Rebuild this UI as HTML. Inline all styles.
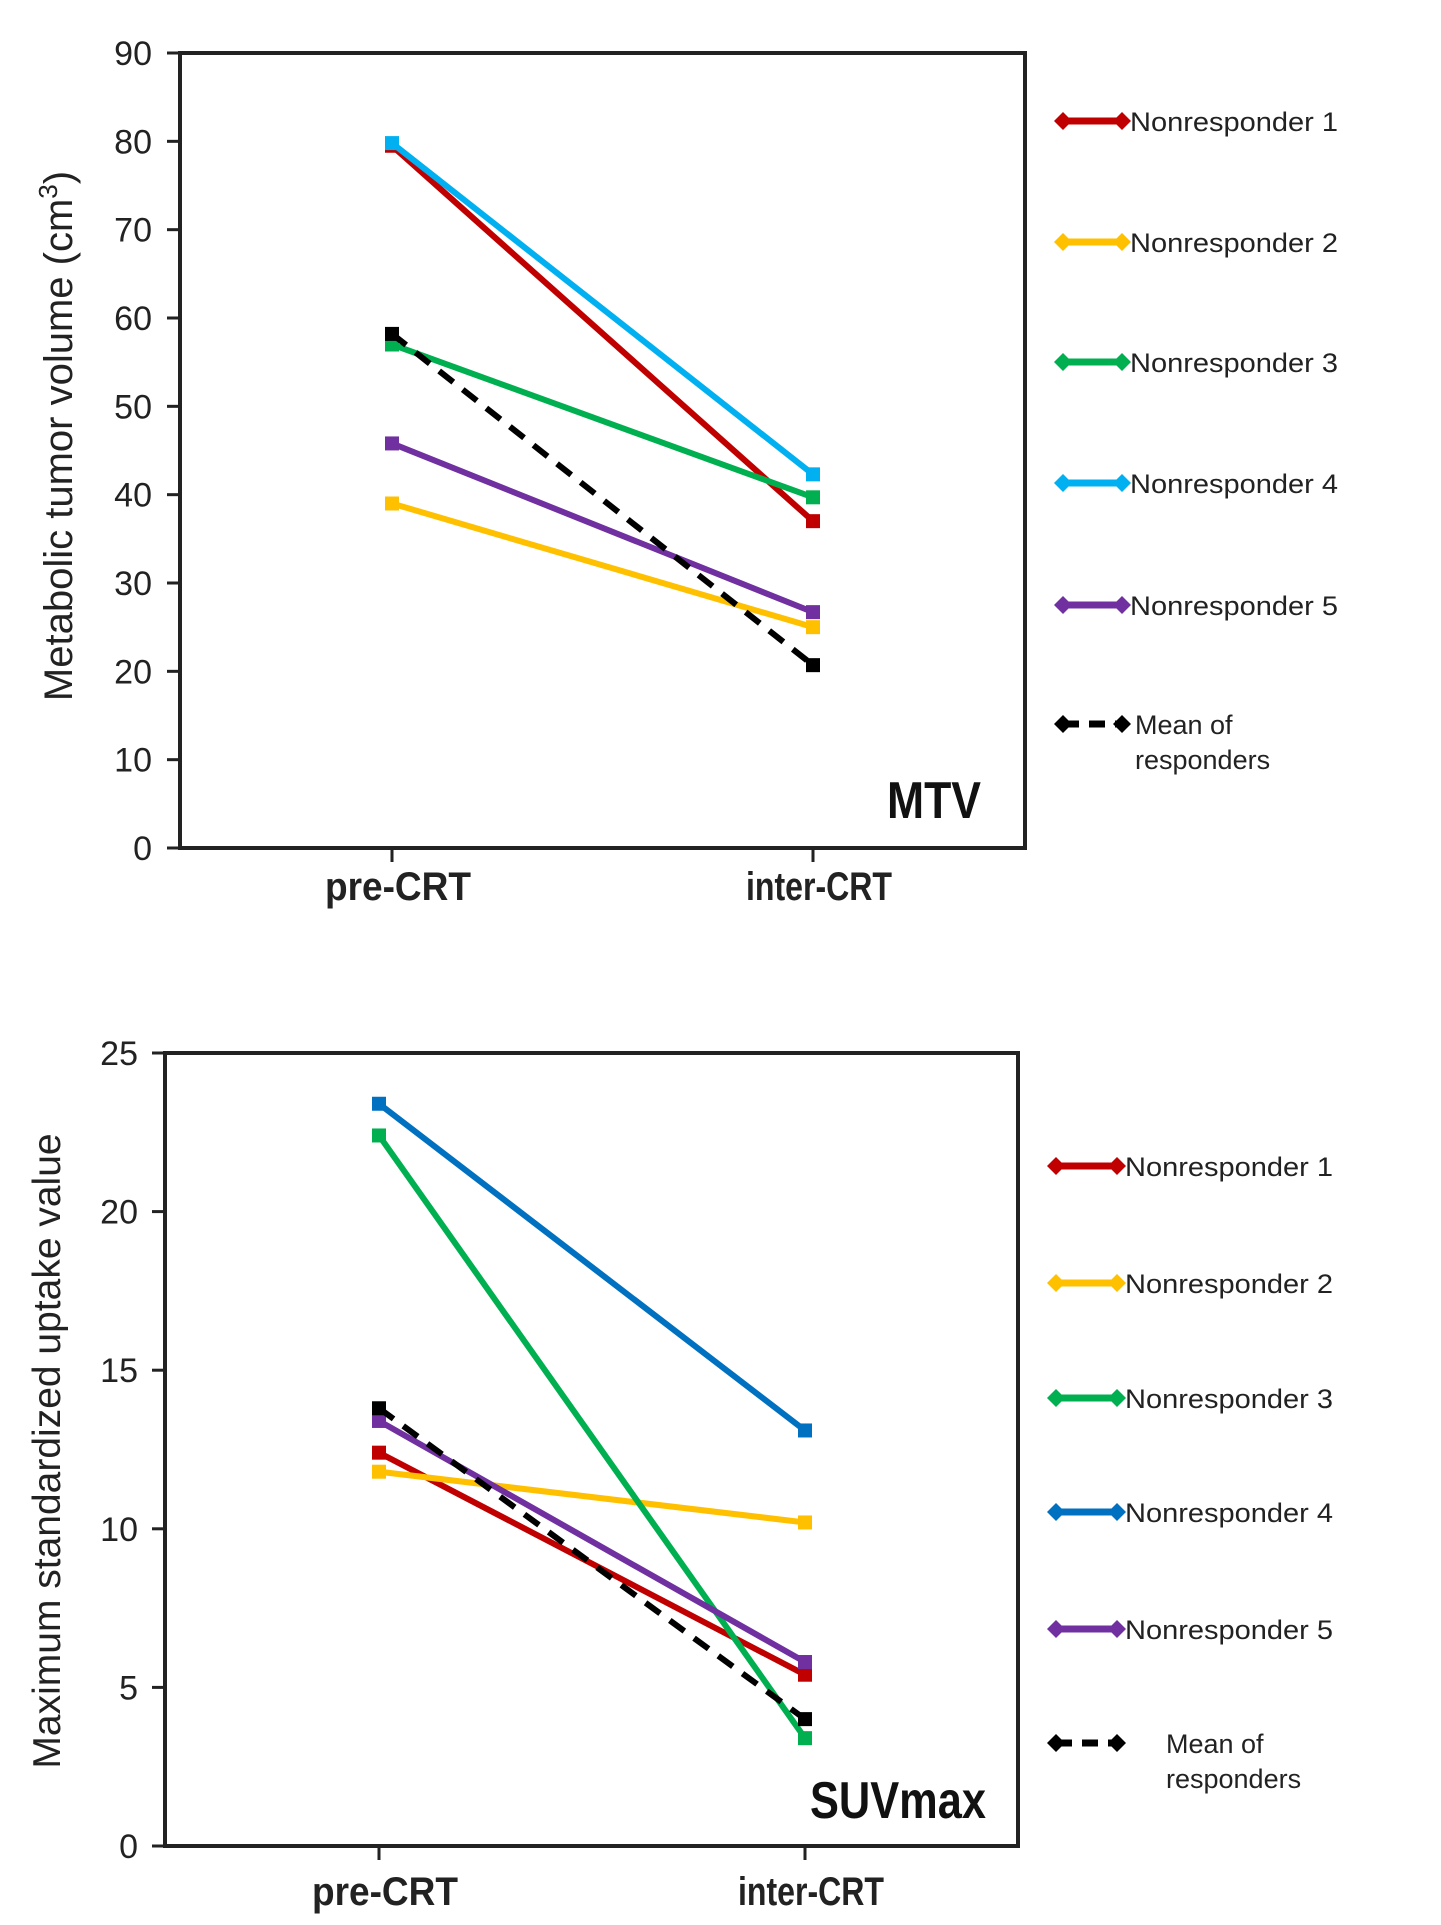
<!DOCTYPE html>
<html><head><meta charset="utf-8"><style>
html,body{margin:0;padding:0;background:#fff;}
svg{display:block;font-family:"Liberation Sans",Arial,sans-serif;}
</style></head><body>
<svg id="c" width="1441" height="1925" viewBox="0 0 1441 1925" xmlns="http://www.w3.org/2000/svg"></svg>
<script>
const categories = ["pre-CRT", "inter-CRT"];
const seriesNames = ["Nonresponder 1","Nonresponder 2","Nonresponder 3","Nonresponder 4","Nonresponder 5","Mean of responders"];
const mtvN1 = [79.5, 37.0];
const mtvN2 = [39.0, 25.0];
const mtvN3 = [57.0, 39.7];
const mtvN4 = [79.8, 42.3];
const mtvN5 = [45.8, 26.7];
const mtvMean = [58.2, 20.7];
const suvN1 = [12.4, 5.4];
const suvN2 = [11.8, 10.2];
const suvN3 = [22.4, 3.4];
const suvN4 = [23.4, 13.1];
const suvN5 = [13.4, 5.8];
const suvMean = [13.8, 4.0];
const mtvTicks = [0,10,20,30,40,50,60,70,80,90];
const suvTicks = [0,5,10,15,20,25];

const NS="http://www.w3.org/2000/svg";
const svg=document.getElementById('c');
function mk(tag,attrs,parent){const e=document.createElementNS(NS,tag);for(const k in attrs)e.setAttribute(k,attrs[k]);(parent||svg).appendChild(e);return e;}

function drawChart(cfg){
  const g=mk('g',{});
  
  
  const {L,R,T,B,px,ymax}=cfg;
  const ys=v=>B-(v/ymax)*(B-T);
  const xs=i=>px[i];
  const box=mk('rect',{x:L,y:T,width:R-L,height:B-T,fill:'none',stroke:'#222','stroke-width':4},g);
  
  
  cfg.ticks.forEach(t=>{
    const y=ys(t);
    mk('line',{x1:L-13,x2:L,y1:y,y2:y,stroke:'#222','stroke-width':3},g);
    const tx=mk('text',{x:cfg.tickX,y:y+12,'text-anchor':'end','font-size':34,fill:'#222'},g);
    tx.textContent=t;
    
    
  });
  categories.forEach((c,i)=>{
    mk('line',{x1:xs(i),x2:xs(i),y1:B,y2:B+14,stroke:'#222','stroke-width':3},g);
    const tx=mk('text',{x:xs(i)+6,y:cfg.xlabY,'text-anchor':'middle','font-size':40,'font-weight':'bold',fill:'#222',textLength:146,lengthAdjust:'spacingAndGlyphs'},g);
    tx.textContent=c;
    
    
  });
  const yt=mk('text',{x:0,y:0,'text-anchor':'middle','font-size':cfg.titleSize,fill:'#222',transform:`translate(${cfg.titleX},${cfg.titleY}) rotate(-90)`},g);
  yt.innerHTML=cfg.title;
  
  
  const lab=mk('text',{x:cfg.labX,y:cfg.labY,'font-size':52,'font-weight':'bold',fill:'#111',textLength:cfg.labW,lengthAdjust:'spacingAndGlyphs'},g);
  lab.textContent=cfg.label;
  
  
  cfg.series.forEach((s,k)=>{
    const dash=k===5;
    const line=mk('line',{x1:xs(0),y1:ys(s.v[0]),x2:xs(1),y2:ys(s.v[1]),stroke:s.c,'stroke-width':6,'stroke-dasharray':dash?'18,12':'none'},g);
    
    
    s.v.forEach((v,i)=>{
      const m=mk('rect',{x:xs(i)-7,y:ys(v)-7,width:14,height:14,fill:s.c},g);
      
      
    });
    const ly=cfg.legY[k];
    const lg=mk('g',{},g);
    
    
    mk('line',{x1:cfg.legX1,x2:cfg.legX2,y1:ly,y2:ly,stroke:s.c,'stroke-width':7,'stroke-dasharray':dash?'16,10':'none'},lg);
    [cfg.legX1,cfg.legX2].forEach(x=>mk('polygon',{points:`${x-9},${ly} ${x},${ly-9} ${x+9},${ly} ${x},${ly+9}`,fill:s.c},lg));
    if(!dash){
      const t=mk('text',{x:cfg.legX2+8,y:ly+10,'font-size':27,fill:'#222',textLength:208,lengthAdjust:'spacingAndGlyphs'},lg);
      t.textContent=seriesNames[k];
    } else {
      const t1=mk('text',{x:cfg.meanX,y:ly+10,'font-size':27,fill:'#222'},lg);
      t1.textContent='Mean of';
      const t2=mk('text',{x:cfg.meanX,y:ly+45,'font-size':27,fill:'#222'},lg);
      t2.textContent='responders';
    }
  });
}

drawChart({name:'mtv-chart',L:180,R:1025,T:53,B:848,px:[392,813],ymax:90,ticks:mtvTicks,tickX:152,xlabY:900,
  title:'Metabolic tumor volume (cm<tspan baseline-shift="super" font-size="26">3</tspan>)',titleSize:40,titleX:72,titleY:436,
  label:'MTV',labX:887,labY:818,labW:94,
  legX1:1063,legX2:1122,meanX:1135,legY:[121,242,362,483,605,724],
  series:[{v:mtvN1,c:'#c00000'},{v:mtvN2,c:'#ffc000'},{v:mtvN3,c:'#00b050'},{v:mtvN4,c:'#00b0f0'},{v:mtvN5,c:'#7030a0'},{v:mtvMean,c:'#000'}]});

drawChart({name:'suvmax-chart',L:165,R:1018,T:1053,B:1846,px:[379,805],ymax:25,ticks:suvTicks,tickX:138,xlabY:1905,
  title:'Maximum standardized uptake value',titleSize:39,titleX:60,titleY:1451,
  label:'SUVmax',labX:810,labY:1818,labW:176,
  legX1:1056,legX2:1117,meanX:1166,legY:[1166,1283,1398,1512,1629,1743],
  series:[{v:suvN1,c:'#c00000'},{v:suvN2,c:'#ffc000'},{v:suvN3,c:'#00b050'},{v:suvN4,c:'#0070c0'},{v:suvN5,c:'#7030a0'},{v:suvMean,c:'#000'}]});
</script>
</body></html>
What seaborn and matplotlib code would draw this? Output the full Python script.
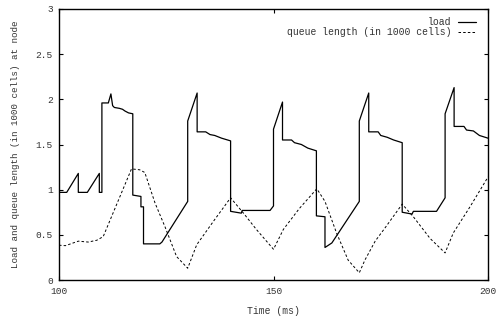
⁂
Stated exercise — Find the lines containing "this" and list every one of them.

Output of the task —
Rebuild this UI as HTML. Inline all styles.
What seaborn and matplotlib code would draw this? Output the full Python script.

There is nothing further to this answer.